La concertazione bancaria ora è crollata, perché Banca d’Italia non ne
sarà più regista e non impedirà più di tanto la contendibilità delle
banche italiane. E la finanza rossa s’è posta in conflitto col grande
alleato, ex custode della pax bancaria, che sta a Piazza Cuccia e
possiede i cannoni di rcs. Il centrosinistra, candidato a governare
l’Italia, è dunque fatto di tre componenti, connesse a tre gruppi
bancari e di affari economici, che non sono più fra loro in
concertazione, ma in contrasto non effimero.
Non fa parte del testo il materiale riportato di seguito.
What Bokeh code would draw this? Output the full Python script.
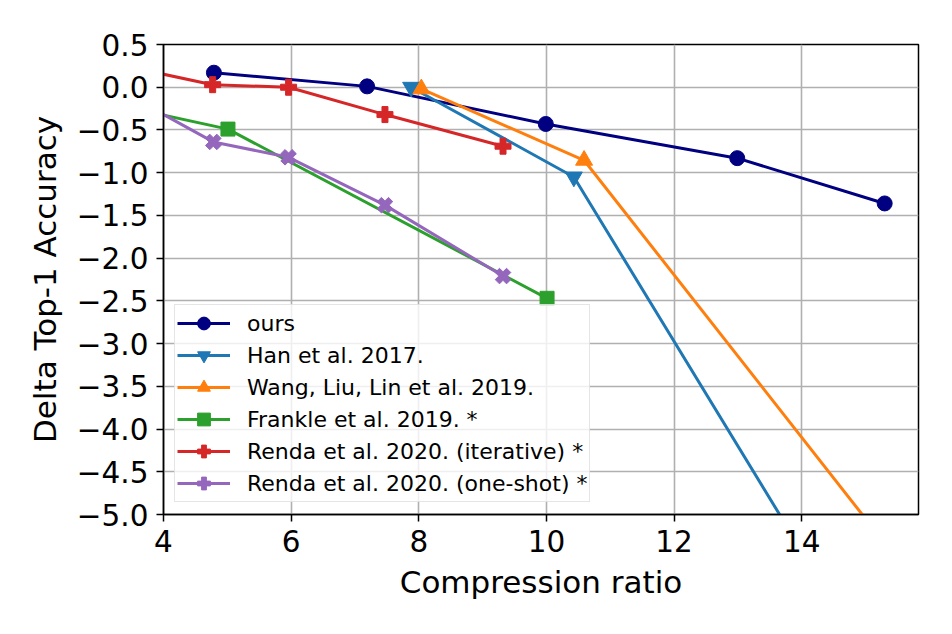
import numpy as np
from bokeh.plotting import figure
from bokeh.models import FixedTicker, CustomJSTickFormatter, Range1d
from bokeh.embed import file_html
from bokeh.resources import INLINE

# ---- data ----
ours_x = [4.79, 7.19, 9.99, 12.99, 15.30]
ours_y = [0.17, 0.01, -0.43, -0.83, -1.36]

han_x = [7.88, 10.43, 15.0]
han_y = [0.0, -1.05, -6.65]

wang_x = [8.04, 10.59, 16.0]
wang_y = [-0.02, -0.855, -6.0]

frankle_x = [2.0, 5.01, 10.01]
frankle_y = [0.0, -0.49, -2.47]

renda_it_x = [2.0, 4.77, 5.96, 7.47, 9.32]
renda_it_y = [0.47, 0.03, 0.0, -0.32, -0.69]

renda_os_x = [2.0, 4.78, 5.96, 7.47, 9.32]
renda_os_y = [0.50, -0.64, -0.82, -1.38, -2.21]

x_ticks = [4, 6, 8, 10, 12, 14]
y_ticks = [0.5, 0.0, -0.5, -1.0, -1.5, -2.0, -2.5, -3.0, -3.5, -4.0, -4.5, -5.0]

FONT = "DejaVu Sans"

p = figure(width=944, height=626, output_backend="svg", toolbar_location=None,
           x_range=Range1d(4, 15.83), y_range=Range1d(-5.0, 0.5),
           min_border_left=163, min_border_right=26, min_border_top=44, min_border_bottom=112)

p.outline_line_color = "black"
p.outline_line_width = 1.5
p.background_fill_color = "white"
p.border_fill_color = "white"

series = [
    (ours_x, ours_y, "#000080", "circle", 0, 15, "ours"),
    (han_x, han_y, "#1f77b4", "inverted_triangle", 0, 17, "Han et al. 2017."),
    (wang_x, wang_y, "#ff7f0e", "triangle", 0, 17, "Wang, Liu, Lin et al. 2019."),
    (frankle_x, frankle_y, "#2ca02c", "square", 0, 14, "Frankle et al. 2019. *"),
    (renda_it_x, renda_it_y, "#d62728", "plus", 0, 16, "Renda et al. 2020. (iterative) *"),
    (renda_os_x, renda_os_y, "#9467bd", "plus", np.pi / 4, 16, "Renda et al. 2020. (one-shot) *"),
]

for xs, ys, col, mk, ang, sz, lab in series:
    p.line(xs, ys, line_color=col, line_width=3, legend_label=lab)
    p.scatter(xs, ys, marker=mk, angle=ang, size=sz, fill_color=col, line_color=col,
              legend_label=lab)

# grid
p.xgrid.grid_line_color = "#b0b0b0"
p.ygrid.grid_line_color = "#b0b0b0"
p.xgrid.grid_line_width = 1.6
p.ygrid.grid_line_width = 1.6

# axes
p.xaxis.ticker = FixedTicker(ticks=x_ticks)
p.yaxis.ticker = FixedTicker(ticks=y_ticks)
p.yaxis.formatter = CustomJSTickFormatter(
    code="return (tick < 0 ? '\u2212' : '') + Math.abs(tick).toFixed(1);")

for ax in (p.xaxis, p.yaxis):
    ax.major_label_text_font = FONT
    ax.major_label_text_font_size = "29.5px"
    ax.major_label_text_color = "black"
    ax.axis_label_text_font = FONT
    ax.axis_label_text_font_size = "31px"
    ax.axis_label_text_font_style = "normal"
    ax.axis_label_text_color = "black"
    ax.major_tick_out = 7
    ax.major_tick_in = 0
    ax.minor_tick_out = 0
    ax.minor_tick_in = 0
    ax.major_tick_line_width = 1.5
    ax.axis_line_width = 1.5

p.xaxis.axis_label = "Compression ratio"
p.yaxis.axis_label = "Delta Top-1 Accuracy"
p.xaxis.major_label_standoff = 8
p.yaxis.major_label_standoff = 8
p.xaxis.axis_label_standoff = 9
p.yaxis.axis_label_standoff = 11

# legend
lg = p.legend[0]
lg.location = (11, 12)
lg.label_text_font = FONT
lg.label_text_font_size = "22px"
lg.label_text_color = "black"
lg.glyph_width = 53
lg.glyph_height = 32
lg.label_height = 32
lg.label_standoff = 17
lg.spacing = 0
lg.padding = 2
lg.margin = 0
lg.border_line_color = "#cccccc"
lg.border_line_width = 1.5
lg.background_fill_alpha = 0.8

open("out.html", "w").write(file_html(p, INLINE))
E ciascuna delle grandi
banche pensa per sé, in relazione alla competizione internazionale.
Inoltre s’è sgretolato l’incrocio fra grandi banche e grande industria,
come s’evince dal fatto che Monte dei Paschi e San Paolo hanno venduto
le loro azioni fiat. Non ci potrà essere una maggioranza stabile di
centrosinistra, fondata su questa piattaforma economica. E cade la
contrapposizione frontale fra centrodestra e blocco di sinistra,
collegato al compatto conglomerato di poteri finanziari, che ha
caratterizzato la seconda repubblica ma che ora è infranto.